To find those key ingredients of a good education, black parents often gravitate towards religious education. As Fannie Lewis observes, "in most instances [the parents'] decisions have nothing to do with religion. They want their children in a safe environment with strong disciplinary standards where they can get a good education." Sectarian schools constitute 85 percent of all private schools; of that share, more than half are Catholic. Others include religious schools run by Baptists, Lutherans, Seventh-Day Adventists, and Muslims. These schools, especially in urban areas, enroll growing numbers of ethnic minority students, according to the National Catholic Educational Association (NCEA).
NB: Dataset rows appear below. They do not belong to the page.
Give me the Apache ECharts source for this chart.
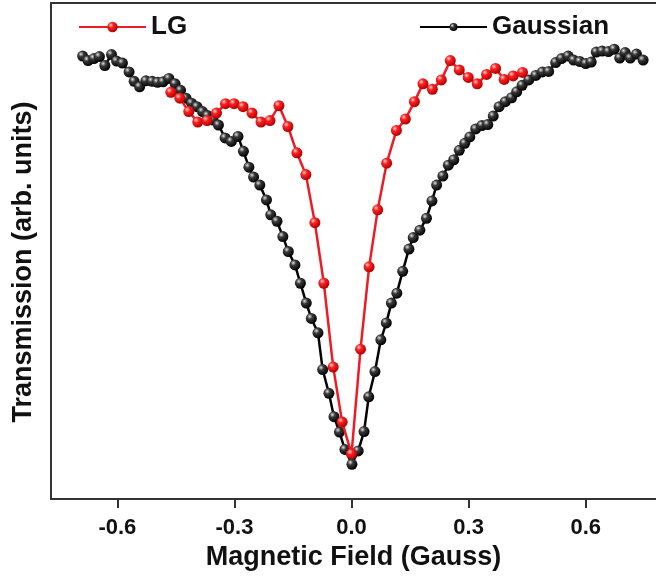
<!DOCTYPE html>
<html>
<head>
<meta charset="utf-8">
<script src="https://cdn.jsdelivr.net/npm/echarts@6/dist/echarts.min.js"></script>
<style>
  html, body { margin: 0; padding: 0; background: #ffffff; }
  #chart { width: 656px; height: 576px; }
</style>
</head>
<body>
<div id="chart"></div>
<script>
// Tick positions on the field axis (Gauss)
const fieldTicks = [-0.6, -0.3, 0.0, 0.3, 0.6];

// LG beam: magnetic field (Gauss) and transmission (arb. units)
const lgField = [
  -0.463, -0.440, -0.417, -0.394, -0.370, -0.346, -0.323, -0.301, -0.278, -0.255,
  -0.232, -0.209, -0.186, -0.163, -0.140, -0.117, -0.094, -0.071, -0.047, -0.024,
   0.000,  0.023,  0.045,  0.067,  0.090,  0.115,  0.138,  0.161,  0.183,  0.207,
   0.230,  0.253,  0.276,  0.299,  0.322,  0.346,  0.369,  0.391,  0.414,  0.438
];
const lgTrans = [
  0.820, 0.808, 0.781, 0.760, 0.763, 0.778, 0.797, 0.797, 0.791, 0.778,
  0.760, 0.763, 0.793, 0.751, 0.698, 0.654, 0.557, 0.435, 0.266, 0.155,
  0.091, 0.302, 0.468, 0.583, 0.677, 0.743, 0.766, 0.801, 0.837, 0.826,
  0.845, 0.884, 0.865, 0.850, 0.837, 0.856, 0.868, 0.846, 0.853, 0.860
];

// Gaussian beam: magnetic field (Gauss) and transmission (arb. units)
const gaussField = [
  -0.689, -0.675, -0.660, -0.646, -0.632, -0.615, -0.602, -0.587, -0.570, -0.557,
  -0.543, -0.527, -0.511, -0.497, -0.483, -0.468, -0.452, -0.438, -0.424, -0.410,
  -0.396, -0.382, -0.369, -0.355, -0.341, -0.324, -0.308, -0.291, -0.277, -0.263,
  -0.251, -0.235, -0.218, -0.207, -0.191, -0.176, -0.162, -0.145, -0.131, -0.116,
  -0.103, -0.086, -0.074, -0.058, -0.045, -0.031, -0.017,  0.001,  0.017,  0.032,
   0.044,  0.060,  0.075,  0.089,  0.102,  0.116,  0.131,  0.147,  0.158,  0.175,
   0.192,  0.206,  0.218,  0.234,  0.248,  0.262,  0.276,  0.290,  0.303,  0.318,
   0.334,  0.349,  0.363,  0.378,  0.394,  0.410,  0.423,  0.437,  0.454,  0.472,
   0.489,  0.505,  0.523,  0.538,  0.555,  0.569,  0.585,  0.600,  0.614,  0.627,
   0.642,  0.658,  0.673,  0.687,  0.701,  0.714,  0.730,  0.747
];
const gaussTrans = [
  0.893, 0.884, 0.888, 0.892, 0.874, 0.896, 0.883, 0.879, 0.861, 0.842,
  0.831, 0.843, 0.842, 0.840, 0.841, 0.848, 0.837, 0.824, 0.808, 0.798,
  0.791, 0.781, 0.773, 0.764, 0.754, 0.728, 0.721, 0.731, 0.701, 0.669,
  0.649, 0.633, 0.603, 0.573, 0.560, 0.529, 0.499, 0.472, 0.435, 0.395,
  0.364, 0.335, 0.261, 0.213, 0.166, 0.135, 0.100, 0.070, 0.097, 0.136,
  0.206, 0.257, 0.321, 0.355, 0.395, 0.415, 0.459, 0.504, 0.527, 0.542,
  0.566, 0.601, 0.633, 0.651, 0.673, 0.684, 0.703, 0.717, 0.730, 0.746,
  0.753, 0.755, 0.772, 0.791, 0.801, 0.809, 0.821, 0.834, 0.845, 0.854,
  0.861, 0.862, 0.880, 0.888, 0.893, 0.885, 0.882, 0.878, 0.881, 0.901,
  0.903, 0.902, 0.907, 0.889, 0.900, 0.889, 0.897, 0.885
];

const FONT = "'Liberation Sans', Arial, Helvetica, sans-serif";
const AXIS_COLOR = '#333333';
const TEXT_COLOR = '#111111';

function zip(xs, ys) {
  return xs.map(function (x, i) { return [x, ys[i]]; });
}

// Shaded "ball" markers
function ball(light, mid, dark) {
  return {
    type: 'radial', x: 0.35, y: 0.32, r: 0.7,
    colorStops: [
      { offset: 0, color: light },
      { offset: 0.35, color: mid },
      { offset: 1, color: dark }
    ]
  };
}

const chart = echarts.init(document.getElementById('chart'), null, { renderer: 'canvas' });

const legendText = { fontFamily: FONT, fontSize: 26, fontWeight: 'bold', color: TEXT_COLOR };

chart.setOption({
  animation: false,
  backgroundColor: '#ffffff',
  grid: { left: 51, top: 3, width: 605.4, height: 496, containLabel: false },
  legend: [
    {
      data: ['LG'], left: 78, top: 14, padding: 0,
      itemWidth: 67, itemHeight: 13, textStyle: legendText
    },
    {
      data: ['Gaussian'], left: 419, top: 14, padding: 0,
      itemWidth: 67, itemHeight: 10, textStyle: legendText
    }
  ],
  xAxis: [
    {
      type: 'value', min: -0.77, max: 0.78,
      axisLine: { show: true, onZero: false, lineStyle: { color: AXIS_COLOR, width: 2 } },
      axisTick: { show: true, inside: false, length: 9, customValues: fieldTicks,
                  lineStyle: { color: AXIS_COLOR, width: 2 } },
      axisLabel: {
        customValues: fieldTicks, margin: 18,
        fontFamily: FONT, fontSize: 22, fontWeight: 'bold', color: TEXT_COLOR,
        formatter: function (v) { return (Math.abs(v) < 1e-9 ? 0 : v).toFixed(1); }
      },
      splitLine: { show: false },
      name: 'Magnetic Field (Gauss)', nameLocation: 'middle', nameGap: 41,
      nameTextStyle: { fontFamily: FONT, fontSize: 27, fontWeight: 'bold', color: TEXT_COLOR }
    },
    {
      type: 'value', position: 'top', min: -0.77, max: 0.78,
      axisLine: { show: true, onZero: false, lineStyle: { color: AXIS_COLOR, width: 2 } },
      axisTick: { show: false }, axisLabel: { show: false }, splitLine: { show: false }
    }
  ],
  yAxis: {
    type: 'value', min: 0, max: 1,
    axisLine: { show: true, onZero: false, lineStyle: { color: AXIS_COLOR, width: 2 } },
    axisTick: { show: false }, axisLabel: { show: false }, splitLine: { show: false },
    name: 'Transmission (arb. units)', nameLocation: 'middle', nameGap: 14,
    nameTextStyle: { fontFamily: FONT, fontSize: 27, fontWeight: 'bold', color: TEXT_COLOR,
                     padding: [0, 22, 0, 0] }
  },
  series: [
    {
      name: 'Gaussian', type: 'line', xAxisIndex: 0, yAxisIndex: 0,
      data: zip(gaussField, gaussTrans),
      symbol: 'circle', symbolSize: 11, showAllSymbol: true,
      lineStyle: { color: '#000000', width: 2.5 },
      itemStyle: { color: ball('#e0e0e0', '#3a3a3a', '#000000'), borderWidth: 0 },
      z: 2
    },
    {
      name: 'LG', type: 'line', xAxisIndex: 0, yAxisIndex: 0,
      data: zip(lgField, lgTrans),
      symbol: 'circle', symbolSize: 11, showAllSymbol: true,
      lineStyle: { color: '#ec1c24', width: 2.5 },
      itemStyle: { color: ball('#ffd6d6', '#ff2020', '#b00000'), borderWidth: 0 },
      z: 3
    }
  ]
});
</script>
</body>
</html>
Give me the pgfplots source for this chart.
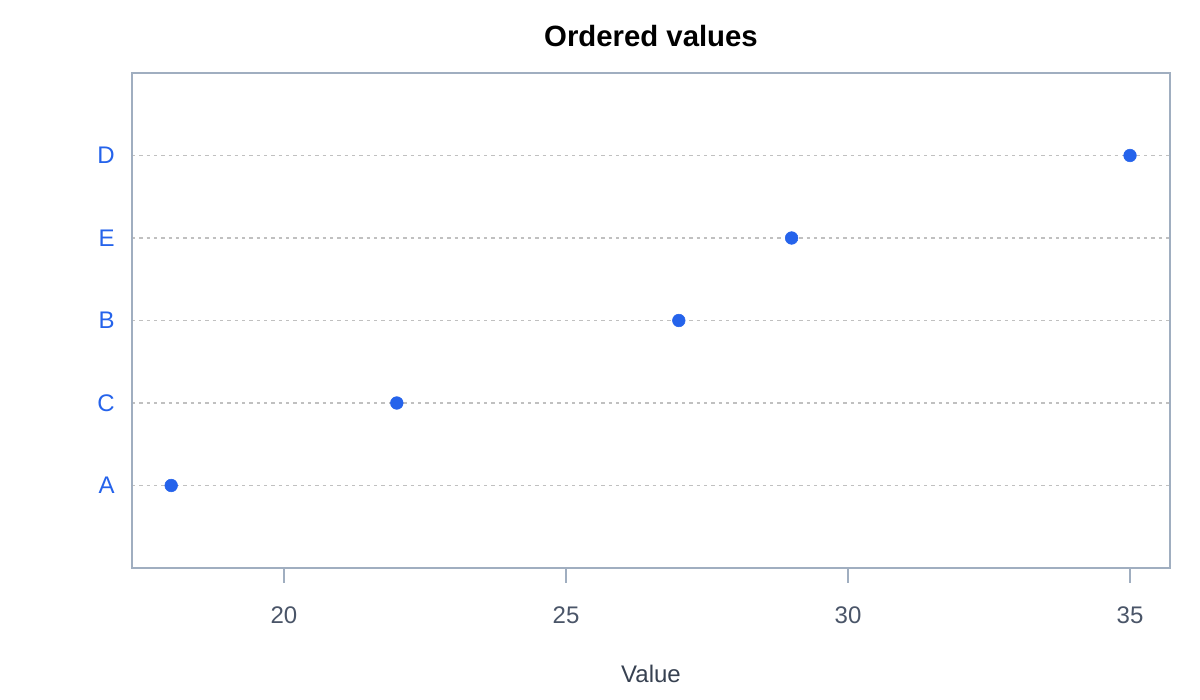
\documentclass[border=0pt]{standalone}
\usepackage{fontspec}
\setmainfont{Liberation Sans}
\usepackage{pgfplots}
\pgfplotsset{compat=1.18}
\definecolor{dotblue}{HTML}{2563EB}
\definecolor{axisgrey}{HTML}{A0AEC0}
\definecolor{ticktext}{HTML}{4A5568}
\definecolor{labeltext}{HTML}{374151}
\definecolor{gridgrey}{HTML}{C0C0C0}
\begin{document}
\begin{tikzpicture}
\path[use as bounding box] (0,0) rectangle (900pt,525pt);
\begin{axis}[
  at={(99pt,99pt)}, anchor=south west,
  scale only axis,
  width=778.5pt, height=371.25pt,
  xmin=17.305, xmax=35.709,
  ymin=-1, ymax=5,
  xtick={20,25,30,35},
  ytick={0,1,2,3,4},
  yticklabels={A,C,B,E,D},
  xtick pos=bottom, ytick pos=left,
  axis line style={draw=axisgrey, line width=1.1pt},
  tick align=outside,
  major tick length=11.25pt,
  xtick style={draw=axisgrey, line width=1pt},
  ytick style={draw=none},
  xticklabel style={font=\fontsize{18}{18}\selectfont, text=ticktext, inner sep=0pt, anchor=base, yshift=-30pt},
  yticklabel style={font=\fontsize{18}{18}\selectfont, text=dotblue, inner sep=0pt, anchor=east, xshift=-1.5pt},
  /pgf/number format/assume math mode=true,
  ymajorgrids,
  major grid style={draw=gridgrey, line width=1.1pt, dash pattern=on 2.5pt off 3pt},
  xlabel={Value},
  xlabel style={font=\fontsize{18}{18}\selectfont, text=labeltext, at={(axis description cs:0.5,0)}, anchor=base, yshift=-85.5pt, inner sep=0pt},
  title={Ordered values},
  title style={font=\fontsize{22}{22}\selectfont\bfseries, text=black, at={(axis description cs:0.5,1)}, anchor=base, yshift=13.5pt, inner sep=0pt},
  clip=false,
]
\addplot[only marks, mark=*, mark size=4.75pt, color=dotblue, mark options={fill=dotblue, draw=dotblue}]
  coordinates {(18,0) (22,1) (27,2) (29,3) (35,4)};
\end{axis}
\end{tikzpicture}
\end{document}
NCEA also reports that in the last 20 years, the minority percentages have more than doubled in all Catholic schools, from 10.8 percent in 1970-71 to 23.5 percent in 1992-93.
Bob Smith, the veteran superintendent of Milwaukee's Messmer High School, a Catholic school, attests to these facts. "Catholic schools have been known for high-quality education since the black migration from the South. For many years, next to public schools, they were the only safe haven for blacks in the segregation era."
He proudly cites the St. Benedict the Moor School, known today as the Urban Day School, as an example. The black all-male boarding school boasts a number of high-profile alumni, including Dizzy Gillespie, the jazz musician; Harold Washington, the first black mayor of Chicago; and Redd Foxx, the comedian and television star. Catholic schools are popular with parents, Smith says, because they are "safe havens against drugs, violence, and uncaring teachers."